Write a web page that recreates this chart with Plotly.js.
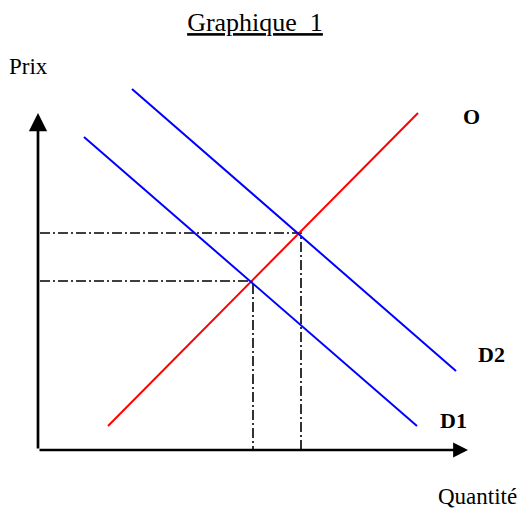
<!DOCTYPE html>
<html>
<head>
<meta charset="utf-8">
<script src="https://cdn.plot.ly/plotly-3.0.1.min.js"></script>
<style>html,body{margin:0;padding:0;background:#fff;}#chart{width:527px;height:510px;}</style>
</head>
<body>
<div id="chart"></div>
<script>
// Data (quantity, price) in abstract units, origin at axis corner
const supplyQ = [7.0, 38.0];
const supplyP = [2.4, 33.7];
const demand1Q = [4.6, 37.9];
const demand1P = [31.3, 2.4];
const demand2Q = [9.4, 41.8];
const demand2P = [36.1, 7.9];
const equilibriumQ = [21.5, 26.3];
const equilibriumP = [16.9, 21.7];
const axisMaxQ = 43.0;
const axisMaxP = 33.7;
const curveLabels = ["O", "D2", "D1"];
const labelQ = [43.3, 45.3, 41.5];
const labelP = [33.4, 9.6, 3.0];

const FONT = "Liberation Serif, Times New Roman, serif";
const dashPattern = "10px,3px,2px,3px";

const traces = [];
// dash-dot guide lines
for (let i = 0; i < equilibriumQ.length; i++) {
  traces.push({
    x: [0.2, equilibriumQ[i], equilibriumQ[i]],
    y: [equilibriumP[i], equilibriumP[i], 0],
    mode: "lines", line: {color: "#000", width: 1.6, dash: dashPattern},
    hoverinfo: "skip", showlegend: false
  });
}
traces.push({x: supplyQ, y: supplyP, mode: "lines", line: {color: "#ff0000", width: 2}, showlegend: false});
traces.push({x: demand1Q, y: demand1P, mode: "lines", line: {color: "#0000ff", width: 2}, showlegend: false});
traces.push({x: demand2Q, y: demand2P, mode: "lines", line: {color: "#0000ff", width: 2}, showlegend: false});

const annotations = [];
// axes with arrows
annotations.push({x: 0, y: axisMaxP, ax: 0, ay: 0, xref: "x", yref: "y", axref: "x", ayref: "y",
  text: "", showarrow: true, arrowhead: 2, arrowsize: 1.35, arrowwidth: 2.7, arrowcolor: "#000", standoff: 0, startstandoff: 0});
annotations.push({x: axisMaxQ, y: 0, ax: 0, ay: 0, xref: "x", yref: "y", axref: "x", ayref: "y",
  text: "", showarrow: true, arrowhead: 2, arrowsize: 1.1, arrowwidth: 2.7, arrowcolor: "#000", standoff: 0, startstandoff: 0});
for (let i = 0; i < curveLabels.length; i++) {
  annotations.push({x: labelQ[i], y: labelP[i], xref: "x", yref: "y", text: "<b>" + curveLabels[i] + "</b>",
    showarrow: false, font: {family: FONT, size: 22, color: "#000"}, xanchor: "center", yanchor: "middle"});
}
annotations.push({x: 28.5/527, y: 1 - 67/510, xref: "paper", yref: "paper", text: "Prix", showarrow: false,
  font: {family: FONT, size: 23, color: "#000"}, xanchor: "center", yanchor: "middle"});
annotations.push({x: 477/527, y: 1 - 496/510, xref: "paper", yref: "paper", text: "Quantité", showarrow: false,
  font: {family: FONT, size: 23, color: "#000"}, xanchor: "center", yanchor: "middle"});

const layout = {
  width: 527, height: 510,
  margin: {l: 0, r: 0, t: 0, b: 0, pad: 0},
  paper_bgcolor: "#fff", plot_bgcolor: "#fff",
  title: {text: "<u>Graphique\u00a0\u00a01</u>", x: 255/527, xanchor: "center", y: 1 - 22/510, yanchor: "middle",
    font: {family: FONT, size: 26, color: "#000"}},
  xaxis: {range: [-3.8, 48.9], visible: false, fixedrange: true},
  yaxis: {range: [-6, 45], visible: false, fixedrange: true},
  annotations: annotations,
  showlegend: false
};
Plotly.newPlot("chart", traces, layout, {staticPlot: true, displayModeBar: false});
</script>
</body>
</html>
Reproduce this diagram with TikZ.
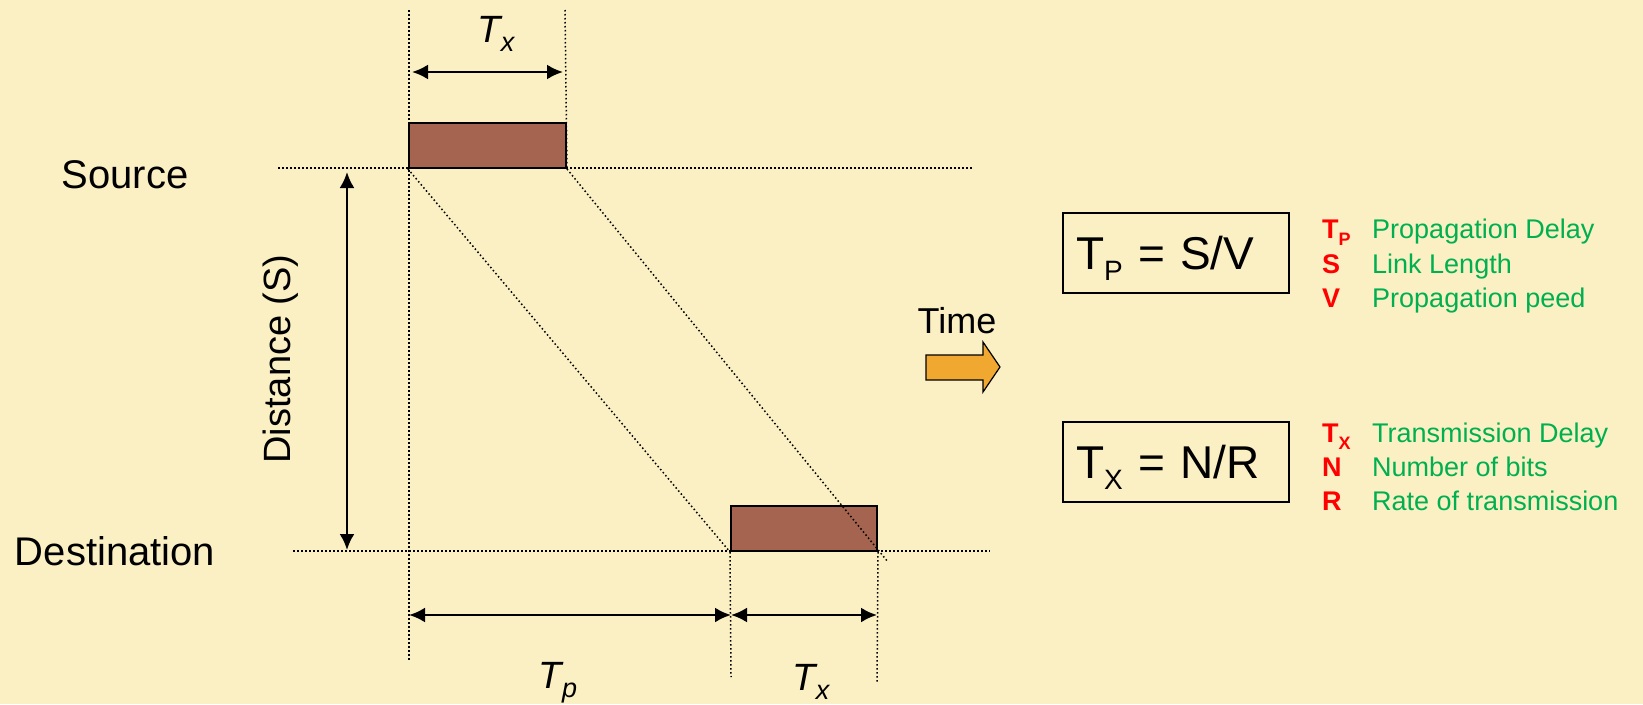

• **DO THIS**
Copy each line from the data above that includes "chart".

• **RESPONSE**
Write a web page that recreates this chart with Plotly.js.
<style>html,body{margin:0;padding:0;background:#fff;}#chart{width:527px;height:510px;}</style>
<div id="chart"></div>
Plotly.newPlot("chart", traces, layout, {staticPlot: true, displayModeBar: false});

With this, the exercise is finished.